India: Rebar inventories with tier 1 mills increase 8% in Jan’24

  • Need-based procurements ahead of polls pulls down offtake
  • Market fails to absorb price hike from tier-1 mills

Rebar inventory with tier-1 mills increased by around 8% or 40,000-50,000 tonnes (t) in January 2024. Currently, the volumes have crossed 600,000 t m-o-m from the levels seen in December, 2023. It may be mentioned that the tier-1 mills have around 30-35% share in the total rebar market, with the induction furnace (IF) segment enjoying the majority 65-70%.

Reasons for rising inventory:

1. Need-based procurements ahead of poll season: Demand was sluggish in general and need-based from the project segment. This is mainly due to the fact that most pre-election projects have been concluded or are nearing completion, allowing for a tapering off in steel demand for the same. Major buyers have sharply reduced bulk purchases.
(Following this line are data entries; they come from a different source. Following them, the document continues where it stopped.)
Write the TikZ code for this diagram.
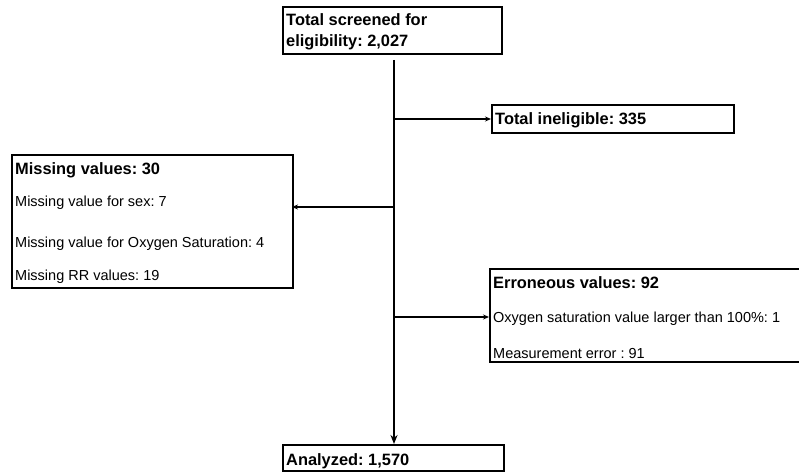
\documentclass[tikz,border=0pt]{standalone}
\usepackage{fontspec}
\setmainfont{Liberation Sans}
\usetikzlibrary{arrows.meta}
\frenchspacing
\begin{document}
\begin{tikzpicture}[x=1pt,y=-1pt,
  boxframe/.style={draw=black,line width=2pt,inner sep=0pt},
  headtxt/.style={anchor=base west,inner sep=0pt,font=\fontsize{16.4}{20}\selectfont\bfseries},
  bodytxt/.style={anchor=base west,inner sep=0pt,font=\fontsize{14.5}{18}\selectfont},
  trunk/.style={line width=2.5pt,-{Stealth[length=9pt,width=7pt]}},
  branch/.style={line width=1.3pt,-{Stealth[length=6pt,width=5pt]}}]
\clip (0,0) rectangle (799,473);
\useasboundingbox (0,0) rectangle (799,473);
% boxes
\draw[boxframe] (283,7) rectangle (502,54);
\coordinate (topS) at (394,60);
\draw[boxframe] (492,105) rectangle (734,133);
\coordinate (inelW) at (491,119);
\draw[boxframe] (12,155) rectangle (293,288);
\coordinate (missE) at (292,207);
\draw[boxframe] (490,269) rectangle (812,362);
\coordinate (errW) at (489,317);
\draw[boxframe] (283,445) rectangle (504,471);
\coordinate (anaN) at (394,444);
% texts
\node[headtxt] (t1) at (286,26) {Total screened for};
\node[headtxt] (t2) at (286,47) {eligibility: 2,027};
\node[headtxt] (t3) at (495,125) {Total ineligible: 335};
\node[headtxt] (m0) at (15,174) {Missing values: 30};
\node[bodytxt] (m1) at (15,206) {Missing value for sex: 7};
\node[bodytxt] (m2) at (15,247) {Missing value for Oxygen Saturation: 4};
\node[bodytxt] (m3) at (15,280) {Missing RR values: 19};
\node[headtxt] (e0) at (493,288) {Erroneous values: 92};
\node[bodytxt] (e1) at (493,322) {Oxygen saturation value larger than 100\%: 1};
\node[bodytxt] (e2) at (493,358) {Measurement error : 91};
\node[headtxt] (a0) at (286,465) {Analyzed: 1,570};
% connectors
\coordinate (j1) at (394,119);
\coordinate (j2) at (394,207);
\coordinate (j3) at (394,317);
\draw[trunk] (topS) -- (anaN);
\draw[branch] (j1) -- (inelW);
\draw[branch] (j2) -- (missE);
\draw[branch] (j3) -- (errW);
\end{tikzpicture}
\end{document}
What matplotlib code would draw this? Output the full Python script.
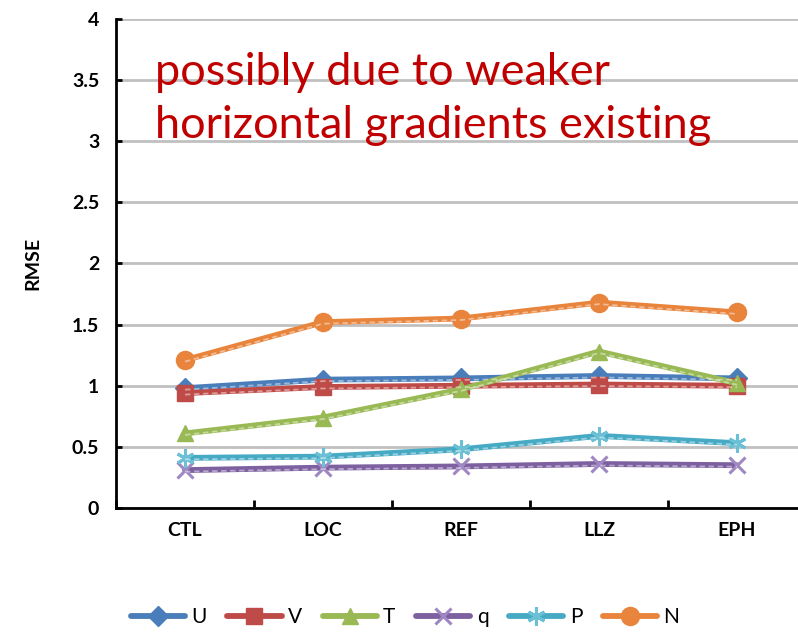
import numpy as np
import matplotlib
matplotlib.use("Agg")
from matplotlib import pyplot as plt
from matplotlib import transforms

plt.rcParams['font.family'] = ['Lato', 'DejaVu Sans']

# data
categories = ['CTL', 'LOC', 'REF', 'LLZ', 'EPH']
U = [0.98, 1.05, 1.06, 1.08, 1.06]
V = [0.94, 0.99, 1.00, 1.01, 1.00]
T = [0.61, 0.74, 0.97, 1.28, 1.02]
q = [0.31, 0.33, 0.34, 0.36, 0.35]
P = [0.41, 0.42, 0.48, 0.59, 0.53]
N = [1.21, 1.52, 1.55, 1.68, 1.60]
yticks = [0, 0.5, 1, 1.5, 2, 2.5, 3, 3.5, 4]
note = "possibly due to weaker\nhorizontal gradients existing"

series = [
    ('U', U, '#4A7EBB', '#4A7EBB', 'D', 10),
    ('V', V, '#BE4B48', '#BE4B48', 's', 12),
    ('T', T, '#98B954', '#98B954', '^', 12),
    ('q', q, '#7D60A0', '#9E87C2', 'x', 12),
    ('P', P, '#46AAC5', '#6CC0D6', (6, 2, 0), 13),
    ('N', N, '#E8843C', '#E8843C', 'o', 13),
]

fig = plt.figure(figsize=(7.98, 6.35), dpi=100)
ax = fig.add_axes([116 / 798, 127 / 635, 690 / 798, 489 / 635])

x = np.arange(len(categories))
shift = transforms.offset_copy(ax.transData, fig=fig, x=0, y=-1.5, units='dots')
for name, vals, lc, mc, mk, ms in series:
    ax.plot(x, vals, color=lc, lw=4.2, marker=mk, ms=ms, mfc=mc, mec=mc,
            mew=2.2 if mk in ('x', (6, 2, 0)) else 1, label=name, zorder=3,
            solid_capstyle='round')
    # light dashed overlay that gives the doubled look of the original
    ax.plot(x, vals, color='white', lw=1.3, ls=(0, (3, 2)), alpha=0.45,
            transform=shift, zorder=4)

ax.set_xlim(-0.5, 4.5)
ax.set_ylim(0, 4)
ax.set_yticks(yticks)
ax.set_yticklabels(['0', '0.5', '1', '1.5', '2', '2.5', '3', '3.5', '4'])
ax.set_xticks(x)
ax.set_xticklabels(categories)
ax.set_xticks(np.arange(-0.5, 5, 1), minor=True)
ax.tick_params(axis='x', which='major', length=0, pad=10)
ax.tick_params(axis='x', which='minor', direction='in', length=6, width=2)
ax.tick_params(axis='y', direction='in', length=4, width=2, pad=12)
for lab in ax.get_xticklabels() + ax.get_yticklabels():
    lab.set_fontsize(14)
    lab.set_fontweight('bold')

ax.yaxis.grid(True, color='#C0C0C0', lw=2)
ax.set_axisbelow(True)
for s in ['top', 'right']:
    ax.spines[s].set_visible(False)
for s in ['left', 'bottom']:
    ax.spines[s].set_linewidth(2)
    ax.spines[s].set_color('black')

ax.set_ylabel('RMSE', fontsize=14, fontweight='bold', labelpad=22)

fig.text(155 / 798, 1 - 52 / 635, note, color='#C00000', fontsize=32.5,
         ha='left', va='top', linespacing=1.36)

fig.legend(loc='center', bbox_to_anchor=(405 / 798, 1 - 617 / 635), ncol=6,
           frameon=False, fontsize=15, handlelength=2.6, columnspacing=1.0,
           handletextpad=0.3)

fig.savefig('out.png', dpi=100)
2. Market fails to absorb price hike: Tier-1 mills raised prices in end-January by INR 500-1,000/t ($6-12/t) although this was not replicated at the trade level. However, sources informed BigMint that the price hike is not getting absorbed in the market and buyers are mostly staying away. Retail prices are at INR 51,500-52,000/t ($621-627/t) exy-Mumbai and project prices at INR 50,000-50,500/t ($603-609/t) FOR Mumbai levels.

3. IF-route demand dull despite discounts: Rebar too faced need-based procurements amid sluggish demand but the mills here were unable to lower prices too much even as they struggled to sell because sponge and billet prices fell marginally m-o-m. IF mills resorted to discounting as inventory rose 25-30% m-o-m in January. The monthly average ex-Mumbai prices of INR 48,750/t ($588/t) in December 2023 dipped slightly to INR 48,700/t ($587/t). Mills were able to sell only around 50% of their daily production amid a sustained liquidity crunch in the market.


The monthly average price gap between BF-IF rebars stood at INR 3,000-3,500/t ($36-42/t) in January 2024 in the key market of Mumbai.

Outlook
Doubling up under the twin whammy of sluggish demand and rising inventory, many of the tier-1 mills are mulling production cuts in February which cumulatively may amount to around 100,000 tonnes. Since tier-1 mills have already opted for a recent hike, some stability in prices is expected in near term.